Adrien Lamote a vu "Elephant" et lu mon point de vue sur le film. Le sien est différent, et il l’exprime. Très bien.

J’ai eu hier l’occasion de voir le film Elephant je me permet de répondre à l’article que vous avez écrit sur ce film :

Bref, tous ces jeunes gens sont terriblement démunis, matériellement et psychologiquement. Le film semble suggérer que toutes ces lacunes réunies en une seule (ou deux) personnes sont meurtrières (pour les autres et pour eux). On en reste au constat glacé, non sans image caricaturale (les trois filles qui se font vomir en coeur dans les toilettes) et non sans un certain sadisme, manifeste dans la manière dont l’un des deux garçons tue le principal, et dont le second tue son camarade avant de mettre en joue le jeune couple, dans la chambre froide, au dernier plan du film.

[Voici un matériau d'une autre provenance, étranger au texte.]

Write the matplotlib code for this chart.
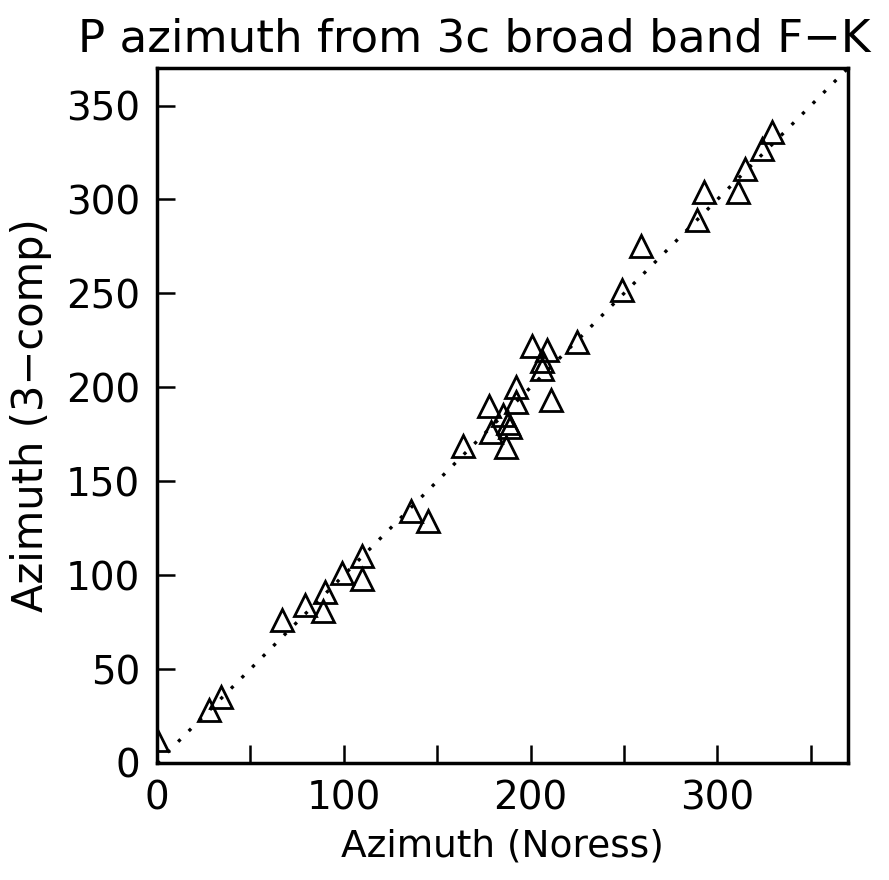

Je pense que le cinéaste nous donne très peu d’éléments - et c’est je crois volontaire - pour juger ses personnages , ne serait-ce que du simple point de vue psychologique. Il ne fait que les "survoler" , au propre comme au figuré et je pense que la peinture psychologique n’intéresse en rien Gus Van Sant dans ce film.

Il ne s’agit pas non plus de faire la recette du bon petit tueur , encore une fois ce qui intéresse le réalisateur -à mon sens- c’est de survoler ces personnages dont on connait dès le départ la condition tragique ( la caméra assimilable à un narrateur a un point de vue omniscient ) et d’imaginer ce qu’il peut se passer dans les têtes de ces jeunes filles et garçons que le réalisateur met tous au même plan : les "tueurs" sont survolé tout comme les autres élèves.

Van Sant ne juge pas , il émet parfois des constats ( facilité de se procurer une arme à feu) mais refuse les conclusions trop simples : ce n’est pas parce qu’on est pris en victime par les autres élèves que l’on va les tuer (cf le personnage de la jeune fille à lunettes , première victime du massacre . Le constat n’a je trouve rien de glacé qu’on on voit comment la caméra s’attache à certains détails des personnages , et comment elle les suite , fascinés ... quand au sadisme je n’en ai rien vu , je n’ai vu qu’un personnage perdu qui refuse la réalité qui lui est sans cesse rappelée par les visages des Autres ...

C’est sans doute en cela que les 80 minutes d’Elephant se situent (opèrent, fonctionnent) à mille lieues de la durée, de la finesse de narration et du souci du détail des séries télévisées.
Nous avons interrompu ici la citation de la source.